The other two participants drew strongly from the tradition of Protestant evangelicalism. The world is inherently fallible, with its wrongness and injustices a direct result of Adam’s fall, with sin entering a Godly paradise to corrupt the functioning of society. Individual acts of rebellion against a loving God inevitably lead to moral degradation for society: war, selfishness and poverty appear as night follows day.

Their argument resolved with the conclusion that it was not possible to alter the structures of the world (‘you have the poor always with you’).

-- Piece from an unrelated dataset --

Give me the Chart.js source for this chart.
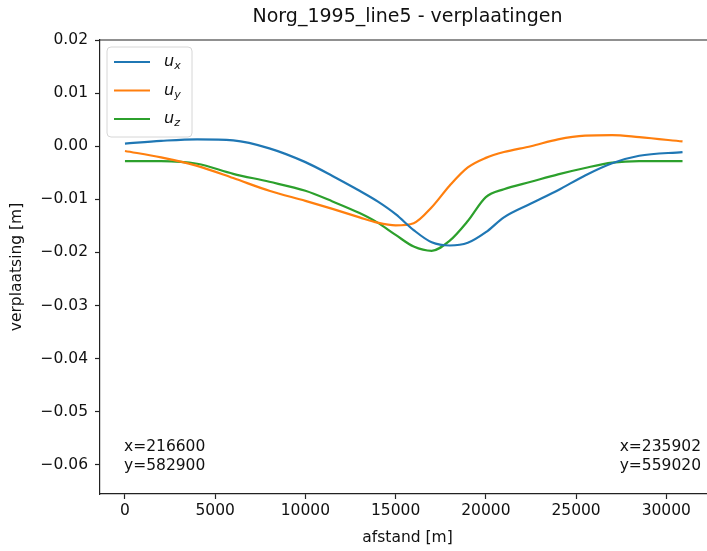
<!DOCTYPE html>
<html>
<head>
<meta charset="utf-8">
<script src="https://cdn.jsdelivr.net/npm/chart.js@4/dist/chart.umd.min.js"></script>
<style>
  html, body { margin: 0; padding: 0; background: #fff; overflow: hidden; }
  #wrap { width: 707px; height: 551px; overflow: hidden; }
</style>
</head>
<body>
<div id="wrap"><canvas id="chart" width="716" height="551"></canvas></div>
<script>
// afstand langs de lijn [m]
const distance = [0, 2000, 4000, 6000, 8000, 10000, 11500, 13000, 14000, 15000, 16000,
  17000, 18000, 19000, 20000, 21000, 22500, 24000, 25500, 27000, 28500, 30900];

// verplaatsingen [m]
const ux = [0.0005, 0.0010, 0.0013, 0.0011, -0.0004, -0.0030, -0.0056, -0.0084, -0.0104, -0.0128, -0.0158,
  -0.0181, -0.0187, -0.0182, -0.0162, -0.0134, -0.0108, -0.0083, -0.0055, -0.0032, -0.0018, -0.0011];
const uy = [-0.0009, -0.0021, -0.0037, -0.0060, -0.0084, -0.0103, -0.0118, -0.0134, -0.0144, -0.0149, -0.0145,
  -0.0115, -0.0074, -0.0040, -0.0022, -0.0011, 0.0000, 0.0013, 0.0020, 0.0021, 0.0017, 0.0009];
const uz = [-0.0028, -0.0028, -0.0033, -0.0052, -0.0067, -0.0084, -0.0104, -0.0126, -0.0144, -0.0167, -0.0189,
  -0.0197, -0.0178, -0.0141, -0.0096, -0.0081, -0.0067, -0.0053, -0.0041, -0.0031, -0.0028, -0.0028];

const xTicks = [0, 5000, 10000, 15000, 20000, 25000, 30000];
const yTicks = [0.02, 0.01, 0.00, -0.01, -0.02, -0.03, -0.04, -0.05, -0.06];

const seriesNames = ['x', 'y', 'z'];
const colors = ['#1f77b4', '#ff7f0e', '#2ca02c'];
const startLabel = ['x=216600', 'y=582900'];
const endLabel = ['x=235902', 'y=559020'];

const FONT = "'DejaVu Sans', sans-serif";
const toPoints = arr => distance.map((d, i) => ({ x: d, y: arr[i] }));

// frame, title, legend and coordinate notes (matplotlib look)
const decorPlugin = {
  id: 'decor',
  afterDraw(chart) {
    const { ctx, chartArea: a } = chart;
    ctx.save();
    // top spine (right spine falls outside the picture)
    ctx.strokeStyle = '#222';
    ctx.lineWidth = 1.2;
    ctx.beginPath();
    ctx.moveTo(a.left, a.top);
    ctx.lineTo(a.right, a.top);
    ctx.stroke();

    // title
    ctx.fillStyle = '#111';
    ctx.font = '19px ' + FONT;
    ctx.textAlign = 'center';
    ctx.textBaseline = 'middle';
    ctx.fillText('Norg_1995_line5 - verplaatingen', (a.left + a.right) / 2, 17);

    // legend
    const bx = a.left + 7, by = a.top + 7, bw = 85, bh = 90;
    ctx.fillStyle = 'rgba(255,255,255,0.85)';
    ctx.strokeStyle = '#d6d6d6';
    ctx.lineWidth = 1;
    ctx.beginPath();
    ctx.roundRect(bx, by, bw, bh, 4);
    ctx.fill();
    ctx.stroke();
    seriesNames.forEach((s, i) => {
      const y = by + 15 + i * 28.5;
      ctx.strokeStyle = colors[i];
      ctx.lineWidth = 2.2;
      ctx.beginPath();
      ctx.moveTo(bx + 7, y);
      ctx.lineTo(bx + 43, y);
      ctx.stroke();
      ctx.fillStyle = '#111';
      ctx.textAlign = 'left';
      ctx.textBaseline = 'alphabetic';
      ctx.font = 'italic 16px ' + FONT;
      ctx.fillText('u', bx + 57, y + 4);
      const w = ctx.measureText('u').width;
      ctx.font = 'italic 11px ' + FONT;
      ctx.fillText(s, bx + 57 + w, y + 7);
    });

    // coordinates of start and end point
    ctx.fillStyle = '#111';
    ctx.font = '15.5px ' + FONT;
    ctx.textBaseline = 'middle';
    ctx.textAlign = 'left';
    ctx.fillText(startLabel[0], 124, 447);
    ctx.fillText(startLabel[1], 124, 466);
    ctx.textAlign = 'right';
    ctx.fillText(endLabel[0], 701, 447);
    ctx.fillText(endLabel[1], 701, 466);
    ctx.restore();
  }
};

new Chart(document.getElementById('chart'), {
  type: 'line',
  data: {
    datasets: [ux, uy, uz].map((arr, i) => ({
      label: 'u' + seriesNames[i],
      data: toPoints(arr),
      borderColor: colors[i],
      backgroundColor: colors[i],
      borderWidth: 2.2,
      pointRadius: 0,
      cubicInterpolationMode: 'monotone',
      fill: false
    }))
  },
  options: {
    responsive: false,
    animation: false,
    layout: { padding: { top: 40, right: 1, left: 0, bottom: 0 } },
    plugins: {
      legend: { display: false },
      title: { display: false },
      tooltip: { enabled: false }
    },
    scales: {
      x: {
        type: 'linear',
        min: -1384,
        max: 32700,
        afterFit: s => { s.height = 57; },
        afterBuildTicks: s => { s.ticks = xTicks.map(v => ({ value: v })); },
        grid: { drawOnChartArea: false, drawTicks: true, tickLength: 5, tickColor: '#222', tickWidth: 1.2 },
        border: { display: true, color: '#222', width: 1.2 },
        ticks: {
          color: '#111',
          padding: 3,
          maxRotation: 0,
          autoSkip: false,
          font: { family: FONT, size: 15.5 },
          callback: v => String(v)
        },
        title: {
          display: true,
          text: 'afstand [m]',
          color: '#111',
          padding: { top: 0, bottom: 4 },
          font: { family: FONT, size: 15.5 }
        }
      },
      y: {
        min: -0.0655,
        max: 0.02,
        afterFit: s => { s.width = 100; },
        afterBuildTicks: s => { s.ticks = yTicks.map(v => ({ value: v })); },
        grid: { drawOnChartArea: false, drawTicks: true, tickLength: 5, tickColor: '#222', tickWidth: 1.2 },
        border: { display: true, color: '#222', width: 1.2 },
        ticks: {
          color: '#111',
          padding: 7,
          autoSkip: false,
          font: { family: FONT, size: 15.5 },
          callback: v => v.toFixed(2).replace('-', '\u2212').replace('\u22120.00', '0.00')
        },
        title: {
          display: true,
          text: 'verplaatsing [m]',
          color: '#111',
          padding: { top: 8, bottom: 0 },
          font: { family: FONT, size: 15.5 }
        }
      }
    }
  },
  plugins: [decorPlugin]
});
</script>
</body>
</html>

The church’s role is to witness to the need for salvation – not embark on the process of achieving institutional change.

The response was swift: ‘There are legal and economic measures that could be easily implemented to make society more just.’ These include closing high earners’ tax loopholes, a maximum earnings ratio between lowest and highest paid employees (Triodos Bank’s was 8.5 in 2010) and an increased requirement on developers to build social housing. It is changes like these that could be campaigned for as a visible expression of the beliefs of a faith community rooted in Christianity.

The evangelical argument followed: ‘Attempting change is a diversion from the key call to the church, which is to witness to the saving grace of Jesus and bring about faith that will change individual hearts and minds. Only this will change the world’.

Some kind of synthesis can readily be produced. It is more illuminating to follow the next arguments, which challenge us all. Those proposing political action asked: ‘Let us accept that converting individuals leads to a better society. Exactly what will this society look like in its contractual, political, economic and social arrangements?’

Answer came there none, except ’trusting in Christ is what humans were made for. Our stubborn sin, self-centredness and pride prevents this’. How can core beliefs about individuals be related to their society? How do evangelicals envisage mechanisms linking belief to social change? Political activists have a change agenda; but is there a real vision beyond a general commitment to increased justice? Have they considered all possible effects of the legislative and economic changes they suggest?

For Quakers, in particular, what is the underpinning rationale for actions we recommend and testimonies we bear? What is the place of individuals in the proposals we encounter in our writings and conferences? Why are we so concerned with justice, peace, simplicity and truth?

Evangelicals often appear to have a solid basis for their ideas and a less clear grasp of societal analysis and action. Christian social activists often appear to have solid proposals and a less clear grasp of the supporting reasons. It is our challenge to be more open to others’ promptings and to better understand the reasons for our beliefs and actions as we discern the ways forward.